▼▼▼
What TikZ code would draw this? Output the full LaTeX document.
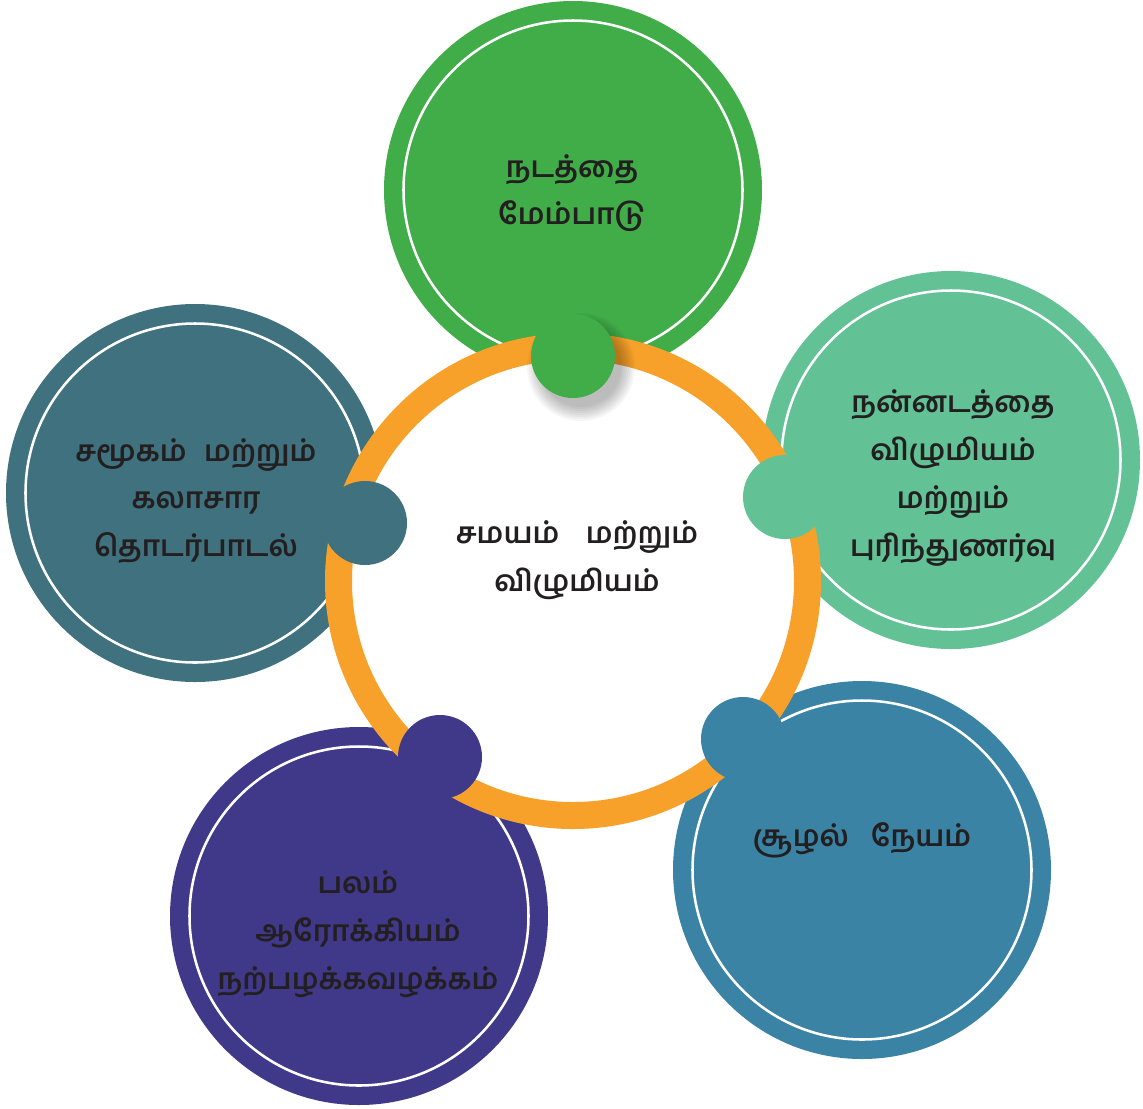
\documentclass[tikz,border=0pt]{standalone}
\usepackage{fontspec}
\newfontfamily\tamil[Script=Tamil]{Hind Madurai}
\definecolor{cgreen}{HTML}{41AD49}
\definecolor{clight}{HTML}{62C296}
\definecolor{cblue}{HTML}{3B83A5}
\definecolor{cpurple}{HTML}{40398A}
\definecolor{cteal}{HTML}{3F717E}
\definecolor{corange}{HTML}{F7A12A}
\definecolor{ctext}{HTML}{231F20}
\begin{document}
\begin{tikzpicture}[x=0.75pt,y=-0.75pt,
  outer/.style={circle, minimum size=283.5pt, inner sep=0pt, fill=#1},
  innerline/.style={circle, minimum size=254.25pt, inner sep=0pt, draw=white, line width=1.9pt},
  ringstyle/.style={circle, minimum size=351.75pt, inner sep=0pt, draw=corange, line width=20.25pt, fill=white},
  knob/.style={circle, minimum size=63pt, inner sep=0pt, fill=#1},
  label/.style={align=center, text=ctext, inner sep=0pt, font=\tamil\bfseries\fontsize{22}{35.8}\selectfont}
]
\useasboundingbox (0,0) rectangle (1143,1108);
% outer coloured circles
\node[outer=cgreen]  (top)    at (573,190) {};
\node[outer=clight]  (right)  at (951,460) {};
\node[outer=cblue]   (bright) at (862,870) {};
\node[outer=cpurple] (bleft)  at (359,916) {};
\node[outer=cteal]   (left)   at (195,493) {};
\node[innerline] (topin)    at (top) {};
\node[innerline] (rightin)  at (right) {};
\node[innerline] (brightin) at (bright) {};
\node[innerline] (bleftin)  at (bleft) {};
\node[innerline] (leftin)   at (left) {};
% central ring
\node[ringstyle] (ring) at (573,581) {};
% shadow of top knob
\foreach \r in {54,52,...,40}{
  \fill[black, opacity=0.035] (581,367) circle (\r);
}
% knobs
\node[knob=cgreen]  (ktop)    at (573,356) {};
\node[knob=clight]  (kright)  at (785,497) {};
\node[knob=cblue]   (kbright) at (743,739) {};
\node[knob=cpurple] (kbleft)  at (440,757) {};
\node[knob=cteal]   (kleft)   at (365,523) {};
% texts
\node[label] (ttop) at (572,193) {நடத்தை\\மேம்பாடு};
\node[label] (tright) at (953,478) {நன்னடத்தை\\விழுமியம்\\மற்றும்\\புரிந்துணர்வு};
\node[label] (tleft) at (196,501) {சமூகம்\hspace{0.6em}மற்றும்\\கலாசார\\தொடர்பாடல்};
\node[label] (tcenter) at (577,560) {சமயம்\hspace{0.9em}மற்றும்\\விழுமியம்};
\node[label] (tbleft) at (358,934) {பலம்\\ஆரோக்கியம்\\நற்பழக்கவழக்கம்};
\node[label] (tbright) at (862,840) {சூழல்\hspace{0.75em}நேயம்};
\end{tikzpicture}
\end{document}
▲▲▲
* Short problem: Reproduce the whole listing exactly, but not the images in it.

* Finished exercise:
What TikZ code would draw this? Output the full LaTeX document.
\documentclass[tikz,border=0pt]{standalone}
\usepackage{fontspec}
\newfontfamily\tamil[Script=Tamil]{Hind Madurai}
\definecolor{cgreen}{HTML}{41AD49}
\definecolor{clight}{HTML}{62C296}
\definecolor{cblue}{HTML}{3B83A5}
\definecolor{cpurple}{HTML}{40398A}
\definecolor{cteal}{HTML}{3F717E}
\definecolor{corange}{HTML}{F7A12A}
\definecolor{ctext}{HTML}{231F20}
\begin{document}
\begin{tikzpicture}[x=0.75pt,y=-0.75pt,
  outer/.style={circle, minimum size=283.5pt, inner sep=0pt, fill=#1},
  innerline/.style={circle, minimum size=254.25pt, inner sep=0pt, draw=white, line width=1.9pt},
  ringstyle/.style={circle, minimum size=351.75pt, inner sep=0pt, draw=corange, line width=20.25pt, fill=white},
  knob/.style={circle, minimum size=63pt, inner sep=0pt, fill=#1},
  label/.style={align=center, text=ctext, inner sep=0pt, font=\tamil\bfseries\fontsize{22}{35.8}\selectfont}
]
\useasboundingbox (0,0) rectangle (1143,1108);
% outer coloured circles
\node[outer=cgreen]  (top)    at (573,190) {};
\node[outer=clight]  (right)  at (951,460) {};
\node[outer=cblue]   (bright) at (862,870) {};
\node[outer=cpurple] (bleft)  at (359,916) {};
\node[outer=cteal]   (left)   at (195,493) {};
\node[innerline] (topin)    at (top) {};
\node[innerline] (rightin)  at (right) {};
\node[innerline] (brightin) at (bright) {};
\node[innerline] (bleftin)  at (bleft) {};
\node[innerline] (leftin)   at (left) {};
% central ring
\node[ringstyle] (ring) at (573,581) {};
% shadow of top knob
\foreach \r in {54,52,...,40}{
  \fill[black, opacity=0.035] (581,367) circle (\r);
}
% knobs
\node[knob=cgreen]  (ktop)    at (573,356) {};
\node[knob=clight]  (kright)  at (785,497) {};
\node[knob=cblue]   (kbright) at (743,739) {};
\node[knob=cpurple] (kbleft)  at (440,757) {};
\node[knob=cteal]   (kleft)   at (365,523) {};
% texts
\node[label] (ttop) at (572,193) {நடத்தை\\மேம்பாடு};
\node[label] (tright) at (953,478) {நன்னடத்தை\\விழுமியம்\\மற்றும்\\புரிந்துணர்வு};
\node[label] (tleft) at (196,501) {சமூகம்\hspace{0.6em}மற்றும்\\கலாசார\\தொடர்பாடல்};
\node[label] (tcenter) at (577,560) {சமயம்\hspace{0.9em}மற்றும்\\விழுமியம்};
\node[label] (tbleft) at (358,934) {பலம்\\ஆரோக்கியம்\\நற்பழக்கவழக்கம்};
\node[label] (tbright) at (862,840) {சூழல்\hspace{0.75em}நேயம்};
\end{tikzpicture}
\end{document}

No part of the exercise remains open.